Between 1 and 2 dozen wire-like abrasion marks were observed near the leading edge of the inside portion of the left, forward saddle (see photographs). The upper portion of the saddle, where the cross tube existed, was destroyed by fire.
No other wire-like marks were observed on the left landing gear assembly or the attachment cross tubes. (For additional information, see the wreckage diagram and photographs.)
TESTS AND RESEARCH
The manufacturer of a wire strike protection system evaluated the likelihood of whether a wire cutter would have been effective given the reported flight conditions. The manufacturer opined that its wire cutter could have been effective assuming contact had occurred above the calculated 2.41-inch vertical distance from the skid to the tip of the cutter.

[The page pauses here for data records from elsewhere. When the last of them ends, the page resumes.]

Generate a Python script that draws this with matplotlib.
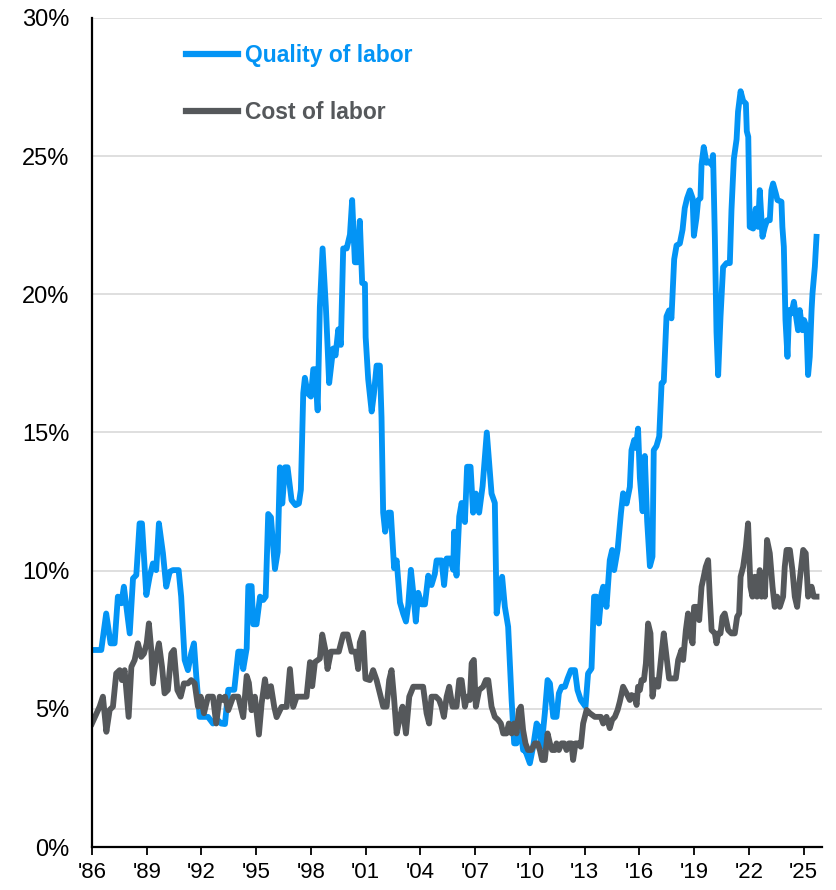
import matplotlib
matplotlib.use("Agg")
import matplotlib.pyplot as plt
from matplotlib.ticker import FuncFormatter

plt.rcParams['font.family'] = ['Liberation Sans', 'DejaVu Sans']

# Quality of labor (%), decimal years
quality_years = [
    1986.05, 1986.51, 1986.78, 1987.02, 1987.24, 1987.42, 1987.61, 1987.75, 1988.07, 1988.25,
    1988.43, 1988.61, 1988.74, 1988.98, 1989.16, 1989.34, 1989.52, 1989.67, 1989.89, 1990.07,
    1990.26, 1990.44, 1990.75, 1990.89, 1991.08, 1991.26, 1991.44, 1991.59, 1991.72, 1991.90,
    1992.36, 1992.63, 1992.81, 1993.08, 1993.29, 1993.47, 1993.80, 1994.02, 1994.20, 1994.29,
    1994.48, 1994.57, 1994.75, 1994.84, 1995.02, 1995.21, 1995.39, 1995.52, 1995.66, 1995.81,
    1996.03, 1996.18, 1996.30, 1996.43, 1996.58, 1996.72, 1996.94, 1997.16, 1997.34, 1997.45,
    1997.58, 1997.67, 1997.82, 1998.00, 1998.13, 1998.22, 1998.37, 1998.49, 1998.64, 1998.82,
    1999.00, 1999.22, 1999.35, 1999.50, 1999.64, 1999.77, 1999.96, 2000.14, 2000.26, 2000.41,
    2000.56, 2000.68, 2000.81, 2000.96, 2001.00, 2001.14, 2001.33, 2001.45, 2001.60, 2001.78,
    2001.87, 2001.96, 2002.07, 2002.24, 2002.38, 2002.56, 2002.70, 2002.88, 2003.06, 2003.21,
    2003.33, 2003.48, 2003.61, 2003.75, 2003.88, 2004.07, 2004.25, 2004.43, 2004.61, 2004.79,
    2004.89, 2005.16, 2005.30, 2005.44, 2005.62, 2005.80, 2005.85, 2005.98, 2006.13, 2006.26,
    2006.44, 2006.56, 2006.75, 2006.89, 2007.04, 2007.22, 2007.41, 2007.64, 2007.90, 2008.08,
    2008.18, 2008.36, 2008.48, 2008.63, 2008.81, 2009.00, 2009.14, 2009.27, 2009.45, 2009.63,
    2009.76, 2010.00, 2010.18, 2010.37, 2010.49, 2010.64, 2010.82, 2010.97, 2011.10, 2011.28,
    2011.46, 2011.59, 2011.74, 2011.92, 2012.07, 2012.25, 2012.47, 2012.61, 2012.79, 2013.05,
    2013.19, 2013.38, 2013.52, 2013.65, 2013.78, 2013.93, 2014.02, 2014.20, 2014.38, 2014.51,
    2014.62, 2014.81, 2014.99, 2015.11, 2015.30, 2015.48, 2015.57, 2015.72, 2015.81, 2015.93,
    2016.03, 2016.18, 2016.30, 2016.43, 2016.58, 2016.72, 2016.79, 2016.94, 2017.09, 2017.22,
    2017.34, 2017.49, 2017.63, 2017.76, 2017.91, 2018.04, 2018.22, 2018.37, 2018.49, 2018.62,
    2018.77, 2018.92, 2018.99, 2019.13, 2019.22, 2019.35, 2019.41, 2019.53, 2019.68, 2019.82,
    2019.96, 2020.04, 2020.14, 2020.23, 2020.32, 2020.45, 2020.59, 2020.78, 2020.96, 2021.05,
    2021.18, 2021.33, 2021.41, 2021.55, 2021.69, 2021.84, 2021.89, 2021.97, 2022.05, 2022.24,
    2022.38, 2022.51, 2022.60, 2022.75, 2022.88, 2023.00, 2023.15, 2023.24, 2023.33, 2023.48,
    2023.57, 2023.79, 2023.84, 2023.92, 2024.01, 2024.12, 2024.21, 2024.34, 2024.47, 2024.58,
    2024.70, 2024.79, 2024.94, 2025.03, 2025.16, 2025.25, 2025.34, 2025.44, 2025.49, 2025.62,
    2025.71,
]
quality_values = [
    7.13, 7.13, 8.45, 7.37, 7.37, 9.06, 8.82, 9.42, 7.73, 9.72,
    9.84, 11.71, 11.71, 9.12, 9.78, 10.26, 10.02, 11.71, 10.63, 9.42,
    9.96, 10.02, 10.02, 9.06, 6.77, 6.40, 7.01, 7.37, 6.16, 4.71,
    4.71, 4.47, 4.65, 4.47, 4.45, 5.69, 5.69, 7.07, 7.07, 6.44,
    7.19, 9.44, 9.44, 8.06, 8.06, 9.06, 8.94, 9.06, 12.05, 11.93,
    10.06, 10.68, 13.74, 12.43, 13.74, 13.74, 12.55, 12.37, 12.43, 12.93,
    16.42, 16.98, 16.42, 16.30, 17.29, 17.29, 15.80, 19.54, 21.66, 19.54,
    16.79, 18.04, 17.79, 18.73, 18.17, 21.66, 21.66, 22.16, 23.41, 21.16,
    21.16, 22.66, 20.41, 20.38, 18.45, 16.93, 15.76, 16.38, 17.42, 17.42,
    15.55, 12.10, 11.41, 12.10, 12.10, 10.09, 10.37, 8.85, 8.44, 8.16,
    8.72, 10.03, 9.20, 8.16, 9.20, 8.78, 8.78, 9.82, 9.48, 9.88,
    10.37, 10.37, 9.48, 10.44, 10.44, 10.03, 11.41, 9.82, 11.96, 12.45,
    11.76, 13.76, 13.76, 12.10, 12.79, 12.10, 13.06, 15.00, 12.79, 12.45,
    8.45, 9.42, 9.78, 8.69, 7.97, 5.32, 3.75, 3.75, 4.47, 3.51,
    3.47, 3.03, 3.63, 4.47, 4.35, 3.63, 4.84, 6.04, 5.92, 4.71,
    4.71, 5.56, 5.80, 5.80, 6.10, 6.40, 6.40, 5.68, 5.32, 5.08,
    6.28, 6.46, 9.06, 9.06, 8.09, 9.18, 9.42, 8.69, 10.38, 10.75,
    10.02, 10.75, 12.07, 12.80, 12.43, 13.03, 14.36, 14.73, 14.44, 15.14,
    13.36, 12.15, 14.15, 11.79, 10.16, 10.51, 14.36, 14.51, 14.86, 16.78,
    16.85, 19.20, 19.42, 19.13, 21.27, 21.77, 21.84, 22.34, 23.12, 23.48,
    23.76, 23.48, 22.12, 22.76, 23.40, 23.48, 24.69, 25.33, 24.76, 24.80,
    24.69, 25.04, 22.05, 18.63, 17.07, 19.20, 20.98, 21.13, 21.13, 23.05,
    24.90, 25.61, 26.61, 27.35, 27.00, 26.90, 25.90, 25.70, 22.44, 22.38,
    23.10, 22.44, 23.77, 22.08, 22.44, 22.68, 22.68, 23.77, 24.01, 23.65,
    23.41, 23.35, 22.44, 21.72, 19.07, 17.74, 19.43, 19.31, 19.73, 19.25,
    18.70, 19.43, 18.70, 19.07, 18.82, 17.08, 17.74, 19.43, 20.03, 21.00,
    22.08,
]

# Cost of labor (%)
cost_years = [
    1986.00, 1986.42, 1986.60, 1986.79, 1986.97, 1987.15, 1987.33, 1987.52, 1987.64, 1987.79,
    1988.01, 1988.16, 1988.34, 1988.52, 1988.70, 1988.85, 1989.00, 1989.12, 1989.25, 1989.34,
    1989.52, 1989.67, 1989.84, 1989.98, 1990.16, 1990.35, 1990.49, 1990.68, 1990.86, 1991.04,
    1991.26, 1991.44, 1991.63, 1991.81, 1991.96, 1992.14, 1992.36, 1992.63, 1992.81, 1993.00,
    1993.18, 1993.29, 1993.47, 1993.74, 1994.02, 1994.29, 1994.48, 1994.60, 1994.75, 1994.93,
    1995.15, 1995.30, 1995.48, 1995.62, 1995.81, 1995.99, 1996.12, 1996.39, 1996.67, 1996.85,
    1997.03, 1997.22, 1997.49, 1997.76, 1997.95, 1998.07, 1998.22, 1998.49, 1998.62, 1998.81,
    1998.91, 1999.10, 1999.32, 1999.53, 1999.77, 2000.01, 2000.23, 2000.45, 2000.59, 2000.68,
    2000.86, 2000.99, 2001.23, 2001.41, 2001.60, 2001.78, 2001.96, 2002.15, 2002.29, 2002.42,
    2002.55, 2002.70, 2002.88, 2003.02, 2003.21, 2003.39, 2003.61, 2003.88, 2004.15, 2004.34,
    2004.48, 2004.61, 2004.85, 2005.03, 2005.16, 2005.29, 2005.44, 2005.58, 2005.76, 2005.98,
    2006.13, 2006.26, 2006.44, 2006.56, 2006.71, 2006.81, 2006.93, 2007.04, 2007.22, 2007.44,
    2007.59, 2007.72, 2007.90, 2008.08, 2008.26, 2008.41, 2008.54, 2008.72, 2008.85, 2009.00,
    2009.14, 2009.27, 2009.40, 2009.51, 2009.63, 2009.76, 2009.90, 2010.09, 2010.27, 2010.42,
    2010.55, 2010.67, 2010.82, 2010.97, 2011.10, 2011.22, 2011.37, 2011.46, 2011.59, 2011.74,
    2011.88, 2012.01, 2012.14, 2012.28, 2012.37, 2012.50, 2012.65, 2012.79, 2012.92, 2013.11,
    2013.29, 2013.56, 2013.74, 2013.89, 2014.02, 2014.20, 2014.38, 2014.51, 2014.66, 2014.81,
    2014.93, 2015.11, 2015.30, 2015.48, 2015.57, 2015.75, 2015.85, 2015.93, 2016.03, 2016.12,
    2016.25, 2016.36, 2016.48, 2016.61, 2016.72, 2016.85, 2017.03, 2017.22, 2017.34, 2017.49,
    2017.63, 2017.82, 2018.00, 2018.13, 2018.31, 2018.40, 2018.55, 2018.67, 2018.81, 2018.92,
    2019.00, 2019.19, 2019.28, 2019.41, 2019.53, 2019.64, 2019.77, 2019.86, 2019.96, 2020.14,
    2020.23, 2020.32, 2020.45, 2020.56, 2020.68, 2020.87, 2021.05, 2021.23, 2021.36, 2021.47,
    2021.55, 2021.69, 2021.84, 2021.96, 2022.09, 2022.20, 2022.33, 2022.45, 2022.60, 2022.70,
    2022.78, 2022.88, 2023.00, 2023.15, 2023.30, 2023.42, 2023.55, 2023.70, 2023.88, 2023.97,
    2024.07, 2024.25, 2024.39, 2024.52, 2024.65, 2024.79, 2024.98, 2025.12, 2025.25, 2025.44,
    2025.56, 2025.71,
]
cost_values = [
    4.47, 5.08, 5.44, 4.17, 4.96, 5.08, 6.28, 6.40, 6.04, 6.40,
    4.71, 6.52, 6.77, 7.37, 6.88, 7.00, 7.37, 8.09, 7.13, 5.92,
    6.88, 7.37, 6.52, 5.56, 5.68, 7.00, 7.13, 5.68, 5.44, 5.92,
    5.92, 6.04, 5.92, 5.08, 5.44, 4.84, 5.44, 5.44, 4.47, 5.44,
    5.32, 5.44, 4.95, 5.44, 5.44, 4.70, 6.19, 5.94, 4.95, 5.44,
    4.07, 5.20, 6.07, 5.44, 5.82, 5.07, 4.70, 5.07, 5.07, 6.44,
    5.07, 5.44, 5.44, 5.44, 6.69, 5.82, 6.69, 6.82, 7.69, 7.07,
    6.44, 7.07, 7.07, 7.07, 7.69, 7.69, 7.07, 7.07, 6.44, 7.40,
    7.75, 6.09, 6.04, 6.40, 6.04, 5.56, 5.08, 5.08, 6.04, 6.40,
    5.44, 4.11, 4.71, 5.08, 4.11, 5.44, 5.80, 5.80, 5.80, 4.84,
    4.47, 5.44, 5.44, 5.32, 5.08, 4.71, 5.44, 5.80, 5.08, 5.08,
    6.04, 6.04, 5.08, 5.44, 5.32, 6.65, 6.77, 5.08, 5.68, 5.80,
    6.04, 6.04, 5.08, 4.71, 4.60, 4.47, 4.11, 4.11, 4.47, 4.11,
    4.47, 4.11, 4.96, 5.08, 4.23, 3.75, 3.51, 3.51, 3.75, 3.75,
    3.51, 3.15, 3.15, 4.11, 3.75, 3.51, 3.51, 3.75, 3.51, 3.75,
    3.75, 3.51, 3.75, 3.75, 3.15, 3.75, 3.75, 3.63, 4.47, 4.96,
    4.84, 4.71, 4.71, 4.71, 4.47, 4.71, 4.30, 4.60, 4.71, 4.96,
    5.26, 5.80, 5.56, 5.32, 5.50, 5.44, 5.14, 5.80, 5.68, 6.04,
    6.04, 6.65, 8.09, 7.73, 5.44, 6.04, 5.80, 7.01, 7.73, 6.88,
    6.10, 6.10, 6.10, 6.77, 7.13, 6.77, 7.85, 8.45, 7.61, 7.37,
    8.69, 8.69, 8.21, 9.42, 9.78, 10.14, 10.38, 9.06, 7.85, 7.73,
    7.37, 7.73, 7.73, 8.33, 8.45, 7.85, 7.73, 7.73, 8.33, 8.45,
    9.78, 10.14, 10.86, 11.71, 9.42, 9.06, 9.78, 9.06, 10.02, 9.06,
    9.66, 9.06, 11.11, 10.63, 9.42, 8.69, 9.06, 8.69, 9.06, 10.14,
    10.75, 10.75, 10.02, 9.06, 8.69, 9.66, 10.75, 10.63, 9.06, 9.42,
    9.06, 9.06,
]

tick_years = list(range(1986, 2026, 3))
tick_labels = ["'" + str(y)[2:] for y in tick_years]

blue = '#0394f5'
grey = '#55585b'

fig = plt.figure(figsize=(8.36, 8.9), dpi=100)
ax = fig.add_axes([0.110, 0.0483, 0.873, 0.9315])

ax.plot(quality_years, quality_values, color=blue, lw=4.2, label='Quality of labor',
        solid_joinstyle='round', zorder=3)
ax.plot(cost_years, cost_values, color=grey, lw=4.2, label='Cost of labor',
        solid_joinstyle='round', zorder=4)

ax.set_xlim(1986, 2026)
ax.set_ylim(0, 30)
ax.set_yticks(range(0, 31, 5))
ax.yaxis.set_major_formatter(FuncFormatter(lambda v, p: f'{v:.0f}%'))
ax.set_xticks(tick_years)
ax.set_xticklabels(tick_labels)

ax.grid(axis='y', color='#d9d9d9', lw=1.2)
ax.set_axisbelow(True)
for side in ['top', 'right']:
    ax.spines[side].set_visible(False)
for side in ['left', 'bottom']:
    ax.spines[side].set_color('black')
    ax.spines[side].set_linewidth(1.6)
    ax.spines[side].set_zorder(5)

ax.tick_params(axis='y', length=0, pad=16, labelsize=17)
ax.tick_params(axis='x', direction='out', length=6, width=1.3, pad=5, labelsize=16)

leg = ax.legend(loc='upper left', bbox_to_anchor=(0.100, 0.993), frameon=False,
                handlelength=2.3, handletextpad=0.3, labelspacing=1.45,
                prop={'size': 16.5, 'weight': 'bold'}, labelcolor='linecolor')
for line in leg.get_lines():
    line.set_linewidth(4.5)

fig.savefig('out.png', dpi=100)
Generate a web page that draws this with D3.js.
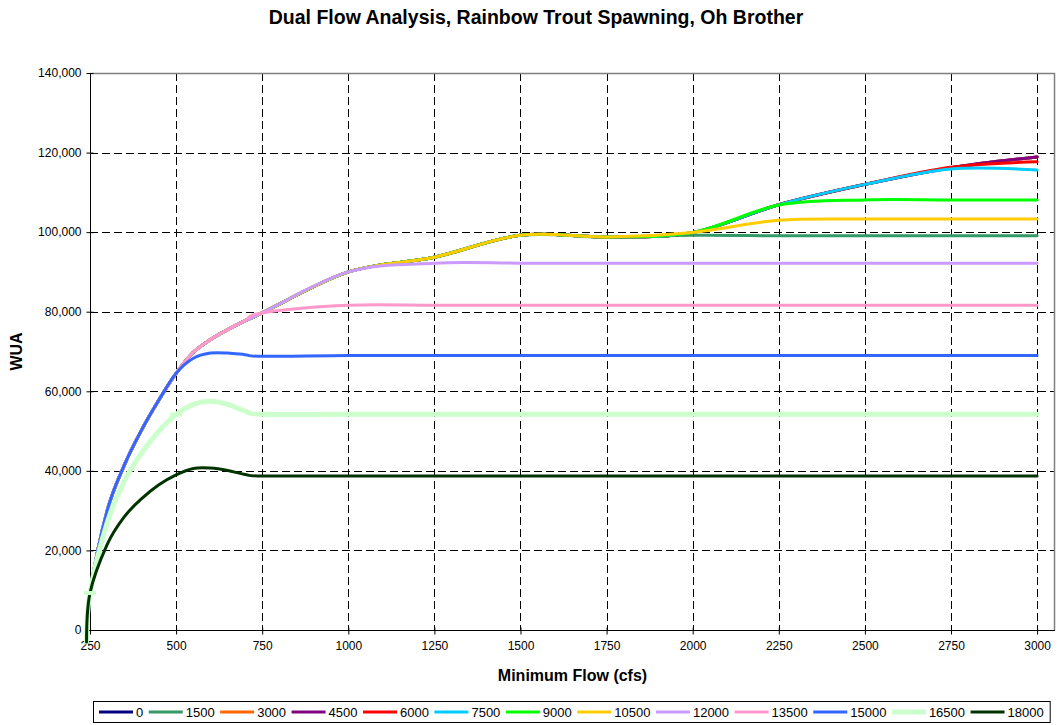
<!DOCTYPE html>
<html>
<head>
<meta charset="utf-8">
<script src="https://cdn.jsdelivr.net/npm/d3@7"></script>
<style>
  html, body { margin: 0; padding: 0; background: #fff; }
  svg { display: block; font-family: "Liberation Sans", Arial, sans-serif; }
</style>
</head>
<body>
<svg id="chart" width="1057" height="725"></svg>
<script>
// ---- data ----
const flows = [240, 250, 300, 350, 400, 450, 500, 550, 600, 650, 700, 750, 1000, 1250, 1500, 1750, 2000, 2250, 2500, 2750, 3000];
const seriesNames = ["0", "1500", "3000", "4500", "6000", "7500", "9000", "10500", "12000", "13500", "15000", "16500", "18000"];
const seriesColors = ["#000080", "#339966", "#FF6600", "#800080", "#FF0000", "#00CCFF", "#00FF00", "#FFCC00", "#CC99FF", "#FF99CC", "#3366FF", "#CCFFCC", "#003300"];
const wua0     = [-3000, 9300, 30000, 41500, 50300, 57800, 64500, 69800, 73000, 75500, 77700, 79700, 90000, 93700, 99200, 98800, 99900, 106900, 112000, 116200, 118900];
const wua1500  = [-3000, 9300, 30000, 41500, 50300, 57800, 64500, 69800, 73000, 75500, 77700, 79700, 90000, 93700, 99200, 98700, 99200, 99100, 99100, 99100, 99100];
const wua3000  = [-3000, 9300, 30000, 41500, 50300, 57800, 64500, 69800, 73000, 75500, 77700, 79700, 90000, 93700, 99200, 98800, 99900, 106900, 112000, 116200, 118900];
const wua4500  = [-3000, 9300, 30000, 41500, 50300, 57800, 64500, 69800, 73000, 75500, 77700, 79700, 90000, 93700, 99200, 98800, 99900, 106900, 112000, 116200, 118900];
const wua6000  = [-3000, 9300, 30000, 41500, 50300, 57800, 64500, 69800, 73000, 75500, 77700, 79700, 90000, 93700, 99200, 98800, 99900, 106900, 112000, 116300, 117700];
const wua7500  = [-3000, 9300, 30000, 41500, 50300, 57800, 64500, 69800, 73000, 75500, 77700, 79700, 90000, 93700, 99200, 98800, 99900, 106900, 112000, 115900, 115600];
const wua9000  = [-3000, 9300, 30000, 41500, 50300, 57800, 64500, 69800, 73000, 75500, 77700, 79700, 90000, 93700, 99200, 98800, 99900, 106800, 108100, 108100, 108100];
const wua10500 = [-3000, 9300, 30000, 41500, 50300, 57800, 64500, 69800, 73000, 75500, 77700, 79700, 90000, 93700, 99200, 98800, 99900, 103000, 103300, 103300, 103300];
const wua12000 = [-3000, 9300, 30000, 41500, 50300, 57800, 64500, 69800, 73000, 75500, 77700, 79700, 90000, 92200, 92200, 92200, 92200, 92200, 92200, 92200, 92200];
const wua13500 = [-3000, 9300, 30000, 41500, 50300, 57800, 64500, 69800, 73000, 75500, 77700, 79700, 81600, 81600, 81600, 81600, 81600, 81600, 81600, 81600, 81600];
const wua15000 = [-3000, 9300, 30000, 41500, 50300, 57800, 64500, 68300, 69600, 69600, 69200, 68800, 69000, 69000, 69000, 69000, 69000, 69000, 69000, 69000, 69000];
const wua16500 = [-3000, 9300, 27000, 37500, 44500, 50000, 54200, 56700, 57500, 56700, 55000, 54200, 54200, 54200, 54200, 54200, 54200, 54200, 54200, 54200, 54200];
const wua18000 = [-3000, 9300, 21500, 28500, 33000, 36500, 39000, 40600, 40700, 40100, 39100, 38700, 38700, 38700, 38700, 38700, 38700, 38700, 38700, 38700, 38700];
const seriesValues = [wua0, wua1500, wua3000, wua4500, wua6000, wua7500, wua9000, wua10500, wua12000, wua13500, wua15000, wua16500, wua18000];
const markerFlows16500 = [250, 500];
const xTicks = [250, 500, 750, 1000, 1250, 1500, 1750, 2000, 2250, 2500, 2750, 3000];
const yTicks = [0, 20000, 40000, 60000, 80000, 100000, 120000, 140000];
const titleText = "Dual Flow Analysis, Rainbow Trout Spawning, Oh Brother";
const xTitle = "Minimum Flow (cfs)";
const yTitle = "WUA";

// ---- layout ----
const plot = { left: 90, right: 1055, top: 73, bottom: 630 };
const svg = d3.select("#chart");

const x = d3.scaleLinear().domain([250, 3052]).range([plot.left, plot.right]);
const y = d3.scaleLinear().domain([0, 140000]).range([plot.bottom, plot.top]);

// grid
const grid = svg.append("g");
grid.selectAll("line.h").data(yTicks.filter(d => d > 0 && d < 140000)).enter().append("line")
  .attr("x1", plot.left).attr("x2", plot.right)
  .attr("y1", d => Math.round(y(d)) + 0.5).attr("y2", d => Math.round(y(d)) + 0.5)
  .attr("stroke", "#000").attr("stroke-width", 1).attr("stroke-dasharray", "8,4");
grid.selectAll("line.v").data(xTicks).enter().append("line")
  .attr("x1", d => Math.round(x(d)) + 0.5).attr("x2", d => Math.round(x(d)) + 0.5)
  .attr("y1", plot.top).attr("y2", plot.bottom)
  .attr("stroke", "#000").attr("stroke-width", 1).attr("stroke-dasharray", "8,4");

// plot border top/right
svg.append("path")
  .attr("d", `M${plot.left + 0.5},${plot.top + 0.5}H${plot.right - 0.5}V${plot.bottom}`)
  .attr("fill", "none").attr("stroke", "#808080").attr("stroke-width", 1.5);

// axes
const yAxis = d3.axisLeft(y).tickValues(yTicks).tickSize(4).tickPadding(5)
  .tickFormat(d3.format(","));
const gy = svg.append("g").attr("transform", `translate(${plot.left + 0.5},0)`).call(yAxis);
gy.select(".domain").attr("stroke", "#000").attr("d", `M0,${plot.top}V${plot.bottom}`);
gy.selectAll(".tick line").attr("x2", -4).attr("x1", 3).attr("stroke", "#000");
gy.selectAll("text").attr("font-size", 12).attr("fill", "#000")
  .attr("font-family", "Liberation Sans, Arial, sans-serif");

const xAxis = d3.axisBottom(x).tickValues(xTicks).tickSize(4).tickPadding(7).tickFormat(d3.format("d"));
const gx = svg.append("g").attr("transform", `translate(0,${plot.bottom + 0.5})`).call(xAxis);
gx.select(".domain").attr("stroke", "#000").attr("d", `M${plot.left},0H${plot.right}`);
gx.selectAll(".tick line").attr("stroke", "#000").attr("y1", -3);
gx.selectAll("text").attr("font-size", 12).attr("fill", "#000")
  .attr("font-family", "Liberation Sans, Arial, sans-serif");

// lines
const line = d3.line()
  .x((d, i) => x(flows[i]))
  .y(d => y(d))
  .curve(d3.curveCardinal.tension(0));

svg.append("g").selectAll("path").data(seriesValues).enter().append("path")
  .attr("d", d => line(d))
  .attr("fill", "none")
  .attr("stroke", (d, i) => seriesColors[i])
  .attr("stroke-width", (d, i) => seriesNames[i] === "16500" ? 5 : 3)
  .attr("stroke-linejoin", "round")
  .attr("stroke-linecap", "round");

// markers on 16500
const idx16500 = seriesNames.indexOf("16500");
svg.append("g").selectAll("rect").data(markerFlows16500).enter().append("rect")
  .attr("x", d => x(d) - 6)
  .attr("y", d => y(seriesValues[idx16500][flows.indexOf(d)]) - 2)
  .attr("width", 12).attr("height", 4)
  .attr("fill", seriesColors[idx16500]);

// titles
svg.append("text").attr("x", 536).attr("y", 24).attr("text-anchor", "middle")
  .attr("font-size", 19.5).attr("font-weight", "bold").text(titleText);
svg.append("text").attr("x", (plot.left + plot.right) / 2).attr("y", 681).attr("text-anchor", "middle")
  .attr("font-size", 16).attr("font-weight", "bold").text(xTitle);
svg.append("text").attr("transform", `translate(22,${(plot.top + plot.bottom) / 2}) rotate(-90)`)
  .attr("text-anchor", "middle").attr("font-size", 16).attr("font-weight", "bold").text(yTitle);

// legend
const leg = svg.append("g");
const legBox = leg.append("rect").attr("x", 93.5).attr("y", 701.5).attr("height", 21)
  .attr("fill", "#fff").attr("stroke", "#000").attr("stroke-width", 1);
let cx = 99;
seriesNames.forEach((name, i) => {
  leg.append("line").attr("x1", cx).attr("x2", cx + 34).attr("y1", 712).attr("y2", 712)
    .attr("stroke", seriesColors[i]).attr("stroke-width", name === "16500" ? 5 : 3);
  const t = leg.append("text").attr("x", cx + 37).attr("y", 717).attr("font-size", 13).text(name);
  cx += 37 + t.node().getComputedTextLength() + 5.5;
});
legBox.attr("width", Math.max(cx + 1, 1050) - 93.5);
</script>
</body>
</html>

This region is referred to as being "unprotected" by the cutter because a wire which enters this area will be lower than the bottom of the cutter blade and therefore will not be severed. (See correspondence from Aeronautical Accessories and its related 5-degree nose-down flight profile drawing.)
The power line, which the helicopter impacted, was depicted on the Phoenix Sectional Aeronautical Chart. In general, the power line was oriented in a northeast to southwest direction, and spanned the area from the Coolidge Dam to near Kearny.
According to the power line owner (the San Carlos Irrigation Project, Bureau of Indian Affairs) only 1 power line was impacted. The impacted power line was within a group of 6 lines which were all supported between the same 2 towers.
The towers were located on adjacent hills, and they had different elevations. Tower number 65, located to the northeast of the crash site, had a base elevation of about 3,698 feet. Tower number 64, located to the southwest of the site, had a base elevation of about 3,877 feet. The horizontal distance between the towers was 1,680 feet. (See the Coolidge Dam profile and alignment drawings for additional information.)
The helicopter impacted the ground to the south of the southern-most power line. The elevation of the lines in the vicinity of the point of severance, between tower numbers 64 and 65, was estimated by U.S. Department of the Interior personnel at 3,730 to 3,735 feet mean sea level (msl). The elevation of the terrain below the point of severance varied between 3,560 and 3,600 feet msl.
The impacted power line was the southern-most of the two highest elevation lines. The line, which was not energized at the time of impact, had an estimated 7/16-inch diameter and was composed of 100 percent copper material in 7 wire strands.
Following the accident, the Safety Board received reports from several other helicopter pilots regarding the conspicuousness of the power lines in the accident site area. In summary, the pilots described their ability to see the obstructions using the following terms: "difficult," "extremely hard," or "virtually invisible."